Many opponents of the state’s voter ID law, like Bea Bookler of Devon, were shocked when Commonwealth Court Judge Robert E. Simpson Jr. upheld the law in a ruling last month. “My first reaction was unprintable,” Bookler, 94, one of the plaintiffs trying to get the law overturned, said in a telephone interview. “My second reaction was to get in bed and say I don’t want to be alive in a world where people are prevented from voting.” While Simpson turned down a bid to stop the new voter ID requirements from taking effect with the Nov. 6 election, his opinion made clear that the judge was looking over his shoulder to an appeal in the state Supreme Court, however he ruled. Simpson himself teed up what could be the a major point of contention facing the six Supreme Court justices when they hear that appeal Thursday in their Philadelphia courtroom on the fourth floor of City Hall. The issue: What level of judicial scrutiny should be applied to the legislature setting new, more stringent rules for potential voters showing up at their polling places? A relatively flexible standard, deferring to the legislature’s authority to set the rules for running Pennsylvania elections? Or a strict standard, recognizing the right to vote as a fundamental civil right and putting a burden on the state to justify any new laws that might interfere with individuals trying to vote?
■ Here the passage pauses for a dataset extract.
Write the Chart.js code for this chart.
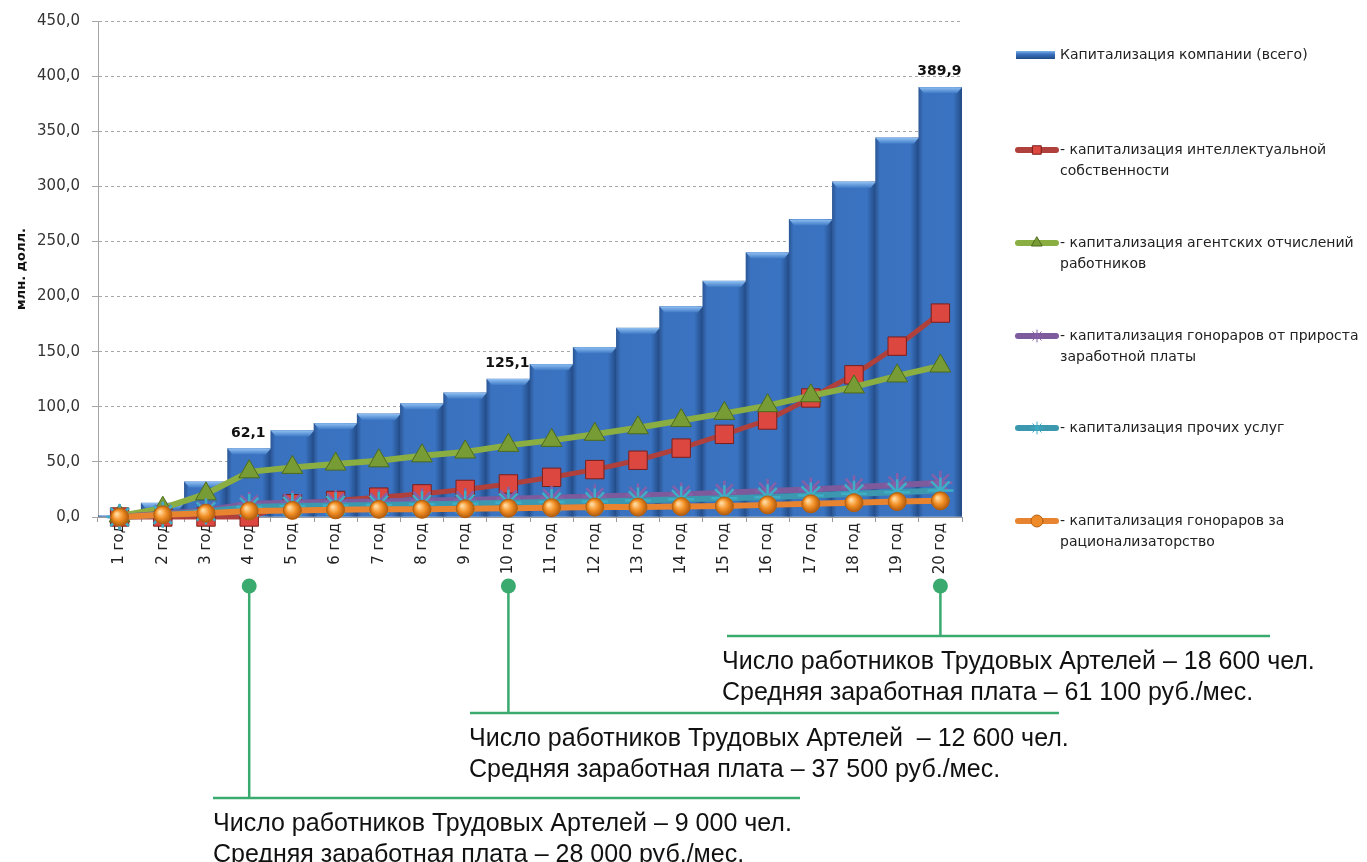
<!DOCTYPE html>
<html lang="ru">
<head>
<meta charset="utf-8">
<title>Капитализация компании</title>
<script src="https://cdn.jsdelivr.net/npm/chart.js@4.4.1/dist/chart.umd.min.js"></script>
<style>
  html, body { margin: 0; padding: 0; background: #fff; }
  canvas { display: block; }
</style>
</head>
<body>
<canvas id="chart" width="1367" height="862"></canvas>
<script>
// data (млн. долл.)
const years = ["1 год", "2 год", "3 год", "4 год", "5 год", "6 год", "7 год", "8 год", "9 год", "10 год",
  "11 год", "12 год", "13 год", "14 год", "15 год", "16 год", "17 год", "18 год", "19 год", "20 год"];
const totalCap = [1, 12.6, 32, 62.1, 78.5, 85, 93.5, 103, 112.7, 125.1,
  138.6, 154, 171.5, 191, 214, 240, 270, 304, 344, 389.9];
const intellectualCap = [0, 0, 0, 0, 12, 15, 18, 21, 25, 30,
  36, 43, 51.5, 62.5, 75, 88, 108, 129, 155, 185];
const agentCap = [1, 8, 21, 41, 45, 48, 51, 55.5, 59, 65,
  69.5, 75, 81, 87.5, 94, 101, 110, 118, 128, 137];
const wageGrowthCap = [0, 3, 6, 12, 13, 13.5, 14, 15, 15.5, 16.5,
  17.5, 18.5, 19.5, 20.5, 22, 23.5, 25, 27, 29, 31];
const otherServicesCap = [0, 2, 5, 9, 10, 10.5, 11, 11.5, 12, 13,
  13.5, 14, 15, 16, 17, 18, 19.5, 21, 22.5, 24];
const rationalizationCap = [0, 2, 3.5, 5.5, 6, 6.5, 7, 7, 7.5, 8,
  8.5, 9, 9, 9.5, 10, 11, 12, 13, 14, 14.7];

const seriesNames = [
  ["Капитализация компании (всего)"],
  ["- капитализация интеллектуальной", "собственности"],
  ["- капитализация агентских отчислений", "работников"],
  ["- капитализация гонораров от прироста", "заработной платы"],
  ["- капитализация прочих услуг"],
  ["- капитализация гонораров за", "рационализаторство"]
];

const labelledYears = ["4 год", "10 год", "20 год"];
const milestoneYears = ["4 год", "10 год", "20 год"];
const workers = ["9 000", "12 600", "18 600"];
const salaries = ["28 000", "37 500", "61 100"];
const workersSep = [" – ", "  – ", " – "];

const fmt = v => v.toFixed(1).replace(".", ",");

function barFill(ctx) {
  const c = ctx.chart;
  const xs = c.scales.x;
  if (ctx.type !== "data" || !xs) return "#3a72bf";
  const cx = xs.getPixelForValue(ctx.dataIndex);
  const w = xs.width / years.length / 2;
  if (!isFinite(cx) || !isFinite(w) || w <= 0) return "#3a72bf";
  const g = c.ctx.createLinearGradient(cx - w, 0, cx + w, 0);
  g.addColorStop(0, "#2b5797");
  g.addColorStop(0.1, "#3a72bf");
  g.addColorStop(0.8, "#3a73c1");
  g.addColorStop(1, "#224a85");
  return g;
}

function ballFill(ctx) {
  const c = ctx.chart;
  if (ctx.type !== "data" || !c.scales.y || !c.scales.x) return "#ee8a28";
  const px = c.scales.x.getPixelForValue(ctx.dataIndex);
  const py = c.scales.y.getPixelForValue(ctx.raw);
  if (!isFinite(px) || !isFinite(py)) return "#ee8a28";
  const g = c.ctx.createRadialGradient(px - 3, py - 3, 1, px, py, 10);
  g.addColorStop(0, "#ffd79a");
  g.addColorStop(0.45, "#f39127");
  g.addColorStop(1, "#a85208");
  return g;
}

// bevel on top of the bars
const barBevel = {
  id: "barBevel",
  afterDatasetDraw(chart, args) {
    if (args.index !== 0) return;
    const ctx = chart.ctx;
    ctx.save();
    args.meta.data.forEach(bar => {
      const { x, y, width } = bar.getProps(["x", "y", "width"], true);
      if (chart.scales.y.bottom - y < 6) return;
      const g = ctx.createLinearGradient(0, y, 0, y + 6);
      g.addColorStop(0, "#8fc0f2");
      g.addColorStop(1, "#3f7ac6");
      ctx.fillStyle = g;
      ctx.beginPath();
      ctx.moveTo(x - width / 2, y);
      ctx.lineTo(x + width / 2, y);
      ctx.lineTo(x + width / 2 - 5, y + 6);
      ctx.lineTo(x - width / 2 + 5, y + 6);
      ctx.closePath();
      ctx.fill();
    });
    ctx.restore();
  }
};

// value labels over selected bars
const barValues = {
  id: "barValues",
  afterDatasetsDraw(chart) {
    const ctx = chart.ctx;
    const meta = chart.getDatasetMeta(0);
    ctx.save();
    ctx.font = "bold 14px 'DejaVu Sans'";
    ctx.fillStyle = "#111";
    ctx.textAlign = "center";
    ctx.textBaseline = "alphabetic";
    labelledYears.forEach(yr => {
      const i = years.indexOf(yr);
      const bar = meta.data[i];
      ctx.fillText(fmt(totalCap[i]), bar.x - 1, bar.y - 12);
    });
    ctx.restore();
  }
};

// legend on the right
const sideLegend = {
  id: "sideLegend",
  afterDraw(chart) {
    const ctx = chart.ctx;
    const rows = [55, 150, 243, 336, 428, 521];
    ctx.save();
    ctx.font = "14px 'DejaVu Sans'";
    ctx.textBaseline = "middle";
    chart.data.datasets.forEach((ds, k) => {
      const y = rows[k];
      if (k === 0) {
        const g = ctx.createLinearGradient(0, y - 4, 0, y + 4);
        g.addColorStop(0, "#7fb2ea");
        g.addColorStop(0.4, "#3a72bf");
        g.addColorStop(1, "#224a85");
        ctx.fillStyle = g;
        ctx.fillRect(1016, y - 4, 39, 8);
      } else {
        ctx.strokeStyle = ds.borderColor;
        ctx.lineWidth = 6;
        ctx.lineCap = "round";
        ctx.beginPath();
        ctx.moveTo(1018, y);
        ctx.lineTo(1056, y);
        ctx.stroke();
        if (Chart.helpers && Chart.helpers.drawPoint) {
          ctx.fillStyle = typeof ds.pointBackgroundColor === "string" ? ds.pointBackgroundColor : "#ee8a28";
          ctx.strokeStyle = ds.pointBorderColor;
          ctx.lineWidth = 1;
          Chart.helpers.drawPoint(ctx, { pointStyle: ds.pointStyle, radius: 6, borderWidth: 1, rotation: 0 }, 1037, y);
        }
      }
      ctx.fillStyle = "#222";
      seriesNames[k].forEach((t, j) => ctx.fillText(t, 1060, y + j * 21));
    });
    ctx.restore();
  }
};

// callouts under the axis
const calloutLayout = [
  { lineY: 798, x1: 213, x2: 800, textX: 213 },
  { lineY: 713, x1: 470, x2: 1059, textX: 469 },
  { lineY: 636, x1: 727, x2: 1270, textX: 722 }
];
const callouts = {
  id: "callouts",
  afterDraw(chart) {
    const ctx = chart.ctx;
    const xs = chart.scales.x;
    ctx.save();
    milestoneYears.forEach((yr, k) => {
      const L = calloutLayout[k];
      const x = xs.getPixelForValue(years.indexOf(yr));
      const dotY = 586;
      ctx.strokeStyle = "#3aaa6e";
      ctx.fillStyle = "#3aaa6e";
      ctx.lineWidth = 2.5;
      ctx.beginPath();
      ctx.moveTo(x, dotY);
      ctx.lineTo(x, L.lineY);
      ctx.moveTo(L.x1, L.lineY);
      ctx.lineTo(L.x2, L.lineY);
      ctx.stroke();
      ctx.beginPath();
      ctx.arc(x, dotY, 7.5, 0, Math.PI * 2);
      ctx.fill();
      ctx.fillStyle = "#111";
      ctx.font = "25px 'Liberation Sans'";
      ctx.textBaseline = "alphabetic";
      ctx.fillText("Число работников Трудовых Артелей" + workersSep[k] + workers[k] + " чел.", L.textX, L.lineY + 33);
      ctx.fillText("Средняя заработная плата – " + salaries[k] + " руб./мес.", L.textX, L.lineY + 64);
    });
    ctx.restore();
  }
};

const lineBase = {
  type: "line",
  borderWidth: 6,
  pointBorderWidth: 1,
  tension: 0,
  clip: false
};

new Chart(document.getElementById("chart").getContext("2d"), {
  data: {
    labels: years,
    datasets: [
      {
        type: "bar",
        label: seriesNames[0].join(" "),
        data: totalCap,
        backgroundColor: barFill,
        borderWidth: 0,
        barPercentage: 1,
        categoryPercentage: 1,
        order: 10
      },
      Object.assign({}, lineBase, {
        label: seriesNames[1].join(" "),
        data: intellectualCap,
        borderColor: "#b0403c",
        borderWidth: 5,
        pointStyle: "rect",
        pointRadius: 13,
        pointBackgroundColor: "#dc4740",
        pointBorderColor: "#7a1f1c",
        order: 4
      }),
      Object.assign({}, lineBase, {
        label: seriesNames[2].join(" "),
        data: agentCap,
        borderColor: "#8aae42",
        pointStyle: "triangle",
        pointRadius: 12,
        pointBackgroundColor: "#789c35",
        pointBorderColor: "#4d6a1d",
        order: 3
      }),
      Object.assign({}, lineBase, {
        label: seriesNames[3].join(" "),
        data: wageGrowthCap,
        borderColor: "#7c5a9c",
        pointStyle: "star",
        pointRadius: 12,
        pointBorderWidth: 2.5,
        pointBackgroundColor: "#7c5a9c",
        pointBorderColor: "#8560a8",
        order: 2
      }),
      Object.assign({}, lineBase, {
        label: seriesNames[4].join(" "),
        data: otherServicesCap,
        borderColor: "#3c98ae",
        pointStyle: "star",
        pointRadius: 13,
        pointBorderWidth: 2.5,
        pointBackgroundColor: "#45b4cb",
        pointBorderColor: "#3eaec6",
        order: 1
      }),
      Object.assign({}, lineBase, {
        label: seriesNames[5].join(" "),
        data: rationalizationCap,
        borderColor: "#e8832f",
        pointStyle: "circle",
        pointRadius: 9,
        pointBackgroundColor: ballFill,
        pointBorderColor: "#b5600f",
        order: 0
      })
    ]
  },
  options: {
    responsive: false,
    animation: false,
    layout: { padding: { left: 0, top: 18, right: 405, bottom: 285 } },
    plugins: {
      legend: { display: false },
      tooltip: { enabled: false }
    },
    scales: {
      x: {
        afterFit: s => { s.height = 60; },
        grid: { drawOnChartArea: false, tickLength: 5, color: "#9a9a9a" },
        border: { color: "#9a9a9a" },
        ticks: {
          autoSkip: false,
          minRotation: 90,
          maxRotation: 90,
          padding: 1,
          color: "#222",
          font: { family: "'DejaVu Sans'", size: 15 }
        }
      },
      y: {
        min: 0,
        max: 450,
        afterFit: s => { s.width = 98; },
        grid: { color: "#a6a6a6", tickLength: 6 },
        border: { color: "#a6a6a6", dash: [3, 3] },
        ticks: {
          stepSize: 50,
          padding: 12,
          color: "#333",
          font: { family: "'DejaVu Sans'", size: 15 },
          callback: v => fmt(v)
        },
        title: {
          display: true,
          text: "млн. долл.",
          color: "#111",
          padding: { top: 14, bottom: 0 },
          font: { family: "'DejaVu Sans'", size: 13, weight: "bold" }
        }
      }
    }
  },
  plugins: [barBevel, barValues, sideLegend, callouts]
});
</script>
</body>
</html>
Pennsylvania: As other states move to early voting or online registration, Pennsylvania puts off action | Associated Press

When it comes to liberalizing voting laws, the dark ages are catching up to Pennsylvania. The decision by Pennsylvania state election officials to set aside plans for online voter registration this year ensures that Pennsylvania will lag farther behind most other states in the effort to expand access to voting and voter registration. Based on an analysis of information from the National Conference of State Legislatures, Pennsylvania is now the most populous state that has not legalized at least one of four processes that other states are increasingly adopting: online voter registration or election-day registration, early voting and no-excuse absentee balloting. New York’s move last month to make online voter registration available leaves Pennsylvania among 10 states that do not allow early voting or online or election-day registration, while requiring an excuse from a voter — such as an illness or travel — to cast an absentee ballot.
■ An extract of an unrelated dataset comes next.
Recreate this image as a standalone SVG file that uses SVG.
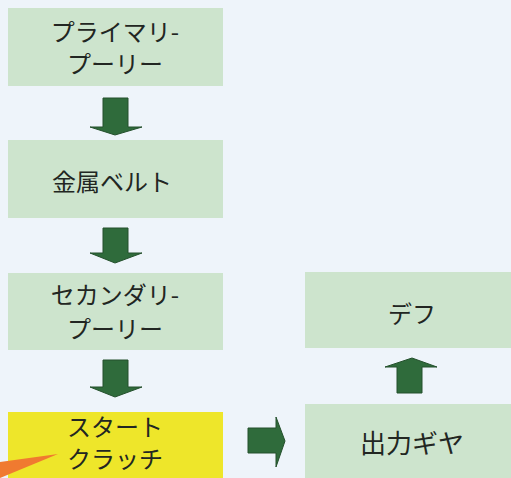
<svg xmlns="http://www.w3.org/2000/svg" width="511" height="478" viewBox="0 0 511 478">
<style>
.box{fill:#cde4cd}
.yel{fill:#eee62a}
.arr{fill:#2f6b3b;stroke:#24502c;stroke-width:1}
text{font-family:"Noto Sans CJK JP","Noto Sans",sans-serif;font-size:24px;fill:#222622;text-anchor:middle;dominant-baseline:central}
</style>
<rect width="511" height="478" fill="#eef4fa"/>
<g id="n1"><rect class="box" x="8" y="8" width="215" height="78"/><text x="115" y="30">プライマリ-</text><text x="115" y="62">プーリー</text></g>
<g id="n2"><rect class="box" x="8" y="140" width="215" height="78"/><text x="112" y="180">金属ベルト</text></g>
<g id="n3"><rect class="box" x="8" y="273" width="215" height="77"/><text x="115" y="293">セカンダリ-</text><text x="115" y="327">プーリー</text></g>
<g id="n4"><rect class="yel" x="8" y="412" width="215" height="66"/><text x="115" y="425">スタート</text><text x="115" y="457">クラッチ</text></g>
<g id="n5"><rect class="box" x="305" y="272" width="206" height="76"/><text x="412" y="312">デフ</text></g>
<g id="n6"><rect class="box" x="305" y="404" width="206" height="74"/><text x="412" y="441" style="font-size:26px">出力ギヤ</text></g>
<g id="connectors">
<polygon class="arr" points="103,98 128,98 128,127 142,127 115,135 90,127 103,127"/>
<polygon class="arr" points="103,228 128,228 128,253 142,253 115,263 90,253 103,253"/>
<polygon class="arr" points="103,360 128,360 128,387 142,387 115,397 90,387 103,387"/>
<polygon class="arr" points="248,428 276,428 276,417 285,441 276,467 276,453 248,453"/>
<polygon class="arr" points="397,393 422,393 422,367 437,367 412,358 385,367 397,367"/>
</g>
<polygon points="0,462 58,454 0,478" fill="#f07a30"/>
</svg>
Ohio: Two Democrats sue Ohio secretary of state over firing | Akron Beacon Journal

Two Democratic county elections officials fired in a dispute over extended voting hours filed a federal lawsuit against the Republican secretary of state on Monday, charging wrongful termination. Former Montgomery County Elections Board members Dennis Lieberman and Thomas Ritchie Sr. said in the lawsuit, filed in U.S. District Court in Dayton, that Ohio Secretary of State Jon Husted unjustly fired them after they voted to continue to allow early voting on weekends. Husted has directed election boards in Ohio’s 88 counties to have the same early in-person voting hours on weekdays and no hours on weekends. He fired Ritchie and Lieberman on Aug. 28 after saying they violated that order by pushing to extend early voting to the weekends.

Belarus: Milošoski: Election campaign in Belarus is slow |

The head of the mission of the Office for Democratic Institutions and Human Rights Antonio Milošoski stated that the parliamentary campaign in Belarus with the elections to take place literally in a couple of days runs with “the very low level of activity.” According to him, the mission finishes the interim report about the election campaign in Belarus.
The head of the ODIHR mission said that the report will contain information about the legal aspects of the elections, media issues, candidates’ registration and about all the rest that happened during the election campaign, reports BelaPAN. The report will be available for public on September 13th. As Antonio Milošoski noted, at the moment the mission’s representatives are still analyzing the information incoming from the ODIHR long-term observers in the regions. In the near future the information will be systemized and then presented.

China: Hong Kong Votes for Autonomy – the chief executive gave in to protesters on the election eve | Wall Street Journal

Parents, students, hunger strikers, pop stars and other public figures camped out around Hong Kong government offices last week demanding that the government scrap a requirement that state-funded schools teach children to love the motherland and respect the Communist Party. The confrontation took on a nastier tone, and the crowds swelled, after pro-Beijing media suggested that the protesters were pawns of the American and British governments. This showdown put the current Chief Executive Leung Chun-ying in an awkward position, since Beijing’s local representatives insisted that the education plan go ahead. He capitulated on the eve of the weekend election of Hong Kong’s Legislative Council and announced instead that the classes would no longer be mandatory. (Legco will soon negotiate the system under which the next chief executive will be elected by universal suffrage in 2017). That probably saved pro-Beijing candidates from a disastrous showing, but the controversy still helped pro-democracy candidates win 27 out of 70 seats in the legislature. That’s not as many as they hoped for, but then the convoluted electoral system is rigged against pro-democracy candidates. They garnered almost 60% of the popular vote, up from 57% in 2008, and won 39% of the seats. Most importantly, they have enough votes to block any plans from Beijing to curtail civil liberties. Many of the new lawmakers are more radical than their predecessors.

Ukraine: Council of Europe Secretary General Praises Ukraine’s Landmark Electoral Reforms | MarketWatch

The Council of Europe’s Secretary General praised Ukraine’s government for its “very ambitious” new electoral law. Thorbjorn Jagland said the new law would be “very important,” paving the way to “free and fair” elections to be held in the country on October 28th. Speaking to the press on Monday, Mr. Jagland said: “I’m very glad to see that a very ambitious plan is being implemented very well.” The Council of Europe is providing assistance to Ukraine in implementing the new electoral law, which was written with the advice of European Union officials. The electoral reforms, which were approved by 80 percent of the Ukrainian parliament last year, will be used nationally for the first time at the election in October. The new law received support not only from the governing coalition but also from the opposition party led by Yulia Tymoschenko, which also voted in favor.